» WORK TO BE COMPLETED
Everything in the data should be repeated exactly, save for the images.

» COLLECTED MATERIAL
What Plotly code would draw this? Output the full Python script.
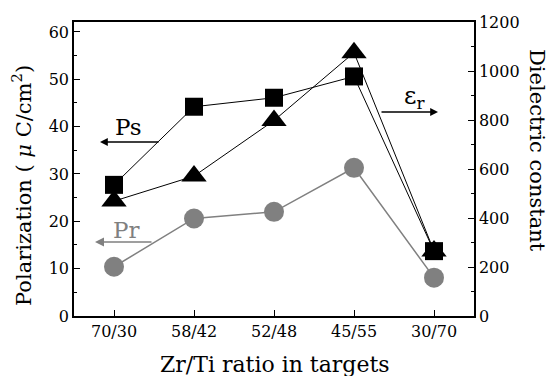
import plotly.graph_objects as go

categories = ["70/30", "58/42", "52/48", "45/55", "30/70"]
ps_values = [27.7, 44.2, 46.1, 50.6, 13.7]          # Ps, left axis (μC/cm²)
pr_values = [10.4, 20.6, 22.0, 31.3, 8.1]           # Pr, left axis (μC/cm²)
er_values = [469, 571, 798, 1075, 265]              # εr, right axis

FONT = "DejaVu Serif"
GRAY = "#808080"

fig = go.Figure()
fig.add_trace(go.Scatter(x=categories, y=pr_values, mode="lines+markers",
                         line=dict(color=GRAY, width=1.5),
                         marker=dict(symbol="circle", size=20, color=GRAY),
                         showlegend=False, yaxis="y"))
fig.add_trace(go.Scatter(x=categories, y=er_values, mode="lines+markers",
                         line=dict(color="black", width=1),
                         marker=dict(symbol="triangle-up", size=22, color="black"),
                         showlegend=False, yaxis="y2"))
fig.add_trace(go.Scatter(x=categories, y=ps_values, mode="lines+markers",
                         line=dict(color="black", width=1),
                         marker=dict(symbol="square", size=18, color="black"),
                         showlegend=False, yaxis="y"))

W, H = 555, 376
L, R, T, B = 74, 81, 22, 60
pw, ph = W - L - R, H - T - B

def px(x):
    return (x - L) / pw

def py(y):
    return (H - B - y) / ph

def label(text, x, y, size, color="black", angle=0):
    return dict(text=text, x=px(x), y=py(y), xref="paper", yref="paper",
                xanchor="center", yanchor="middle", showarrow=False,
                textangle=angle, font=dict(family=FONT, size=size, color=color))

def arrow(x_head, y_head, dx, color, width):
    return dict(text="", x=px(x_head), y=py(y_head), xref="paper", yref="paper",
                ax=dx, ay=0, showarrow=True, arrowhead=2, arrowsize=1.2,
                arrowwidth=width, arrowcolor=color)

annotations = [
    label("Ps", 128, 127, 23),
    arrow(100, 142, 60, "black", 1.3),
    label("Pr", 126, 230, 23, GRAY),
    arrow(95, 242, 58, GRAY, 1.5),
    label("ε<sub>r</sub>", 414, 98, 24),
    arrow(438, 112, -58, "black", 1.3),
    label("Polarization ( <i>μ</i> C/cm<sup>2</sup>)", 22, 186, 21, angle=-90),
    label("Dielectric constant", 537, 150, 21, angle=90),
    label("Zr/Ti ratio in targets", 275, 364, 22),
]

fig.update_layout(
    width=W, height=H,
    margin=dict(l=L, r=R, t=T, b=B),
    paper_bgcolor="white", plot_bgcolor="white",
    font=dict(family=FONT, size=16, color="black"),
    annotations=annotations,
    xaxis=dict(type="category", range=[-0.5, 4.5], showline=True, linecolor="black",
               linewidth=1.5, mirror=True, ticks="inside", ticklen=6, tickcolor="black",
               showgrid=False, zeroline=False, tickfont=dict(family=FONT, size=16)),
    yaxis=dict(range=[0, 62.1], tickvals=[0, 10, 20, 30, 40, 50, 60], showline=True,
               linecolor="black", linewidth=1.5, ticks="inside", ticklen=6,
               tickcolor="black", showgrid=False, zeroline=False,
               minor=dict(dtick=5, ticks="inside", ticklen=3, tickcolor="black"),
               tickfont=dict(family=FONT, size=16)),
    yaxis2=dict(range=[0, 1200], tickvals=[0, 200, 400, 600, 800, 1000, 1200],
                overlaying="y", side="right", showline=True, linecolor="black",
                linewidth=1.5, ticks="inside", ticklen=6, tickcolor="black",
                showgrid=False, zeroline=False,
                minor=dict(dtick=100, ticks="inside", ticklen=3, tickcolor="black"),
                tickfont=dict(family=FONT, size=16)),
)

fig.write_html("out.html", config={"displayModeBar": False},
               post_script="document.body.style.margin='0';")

» RESULT BELOW
What Plotly code would draw this? Output the full Python script.
import plotly.graph_objects as go

categories = ["70/30", "58/42", "52/48", "45/55", "30/70"]
ps_values = [27.7, 44.2, 46.1, 50.6, 13.7]          # Ps, left axis (μC/cm²)
pr_values = [10.4, 20.6, 22.0, 31.3, 8.1]           # Pr, left axis (μC/cm²)
er_values = [469, 571, 798, 1075, 265]              # εr, right axis

FONT = "DejaVu Serif"
GRAY = "#808080"

fig = go.Figure()
fig.add_trace(go.Scatter(x=categories, y=pr_values, mode="lines+markers",
                         line=dict(color=GRAY, width=1.5),
                         marker=dict(symbol="circle", size=20, color=GRAY),
                         showlegend=False, yaxis="y"))
fig.add_trace(go.Scatter(x=categories, y=er_values, mode="lines+markers",
                         line=dict(color="black", width=1),
                         marker=dict(symbol="triangle-up", size=22, color="black"),
                         showlegend=False, yaxis="y2"))
fig.add_trace(go.Scatter(x=categories, y=ps_values, mode="lines+markers",
                         line=dict(color="black", width=1),
                         marker=dict(symbol="square", size=18, color="black"),
                         showlegend=False, yaxis="y"))

W, H = 555, 376
L, R, T, B = 74, 81, 22, 60
pw, ph = W - L - R, H - T - B

def px(x):
    return (x - L) / pw

def py(y):
    return (H - B - y) / ph

def label(text, x, y, size, color="black", angle=0):
    return dict(text=text, x=px(x), y=py(y), xref="paper", yref="paper",
                xanchor="center", yanchor="middle", showarrow=False,
                textangle=angle, font=dict(family=FONT, size=size, color=color))

def arrow(x_head, y_head, dx, color, width):
    return dict(text="", x=px(x_head), y=py(y_head), xref="paper", yref="paper",
                ax=dx, ay=0, showarrow=True, arrowhead=2, arrowsize=1.2,
                arrowwidth=width, arrowcolor=color)

annotations = [
    label("Ps", 128, 127, 23),
    arrow(100, 142, 60, "black", 1.3),
    label("Pr", 126, 230, 23, GRAY),
    arrow(95, 242, 58, GRAY, 1.5),
    label("ε<sub>r</sub>", 414, 98, 24),
    arrow(438, 112, -58, "black", 1.3),
    label("Polarization ( <i>μ</i> C/cm<sup>2</sup>)", 22, 186, 21, angle=-90),
    label("Dielectric constant", 537, 150, 21, angle=90),
    label("Zr/Ti ratio in targets", 275, 364, 22),
]

fig.update_layout(
    width=W, height=H,
    margin=dict(l=L, r=R, t=T, b=B),
    paper_bgcolor="white", plot_bgcolor="white",
    font=dict(family=FONT, size=16, color="black"),
    annotations=annotations,
    xaxis=dict(type="category", range=[-0.5, 4.5], showline=True, linecolor="black",
               linewidth=1.5, mirror=True, ticks="inside", ticklen=6, tickcolor="black",
               showgrid=False, zeroline=False, tickfont=dict(family=FONT, size=16)),
    yaxis=dict(range=[0, 62.1], tickvals=[0, 10, 20, 30, 40, 50, 60], showline=True,
               linecolor="black", linewidth=1.5, ticks="inside", ticklen=6,
               tickcolor="black", showgrid=False, zeroline=False,
               minor=dict(dtick=5, ticks="inside", ticklen=3, tickcolor="black"),
               tickfont=dict(family=FONT, size=16)),
    yaxis2=dict(range=[0, 1200], tickvals=[0, 200, 400, 600, 800, 1000, 1200],
                overlaying="y", side="right", showline=True, linecolor="black",
                linewidth=1.5, ticks="inside", ticklen=6, tickcolor="black",
                showgrid=False, zeroline=False,
                minor=dict(dtick=100, ticks="inside", ticklen=3, tickcolor="black"),
                tickfont=dict(family=FONT, size=16)),
)

fig.write_html("out.html", config={"displayModeBar": False},
               post_script="document.body.style.margin='0';")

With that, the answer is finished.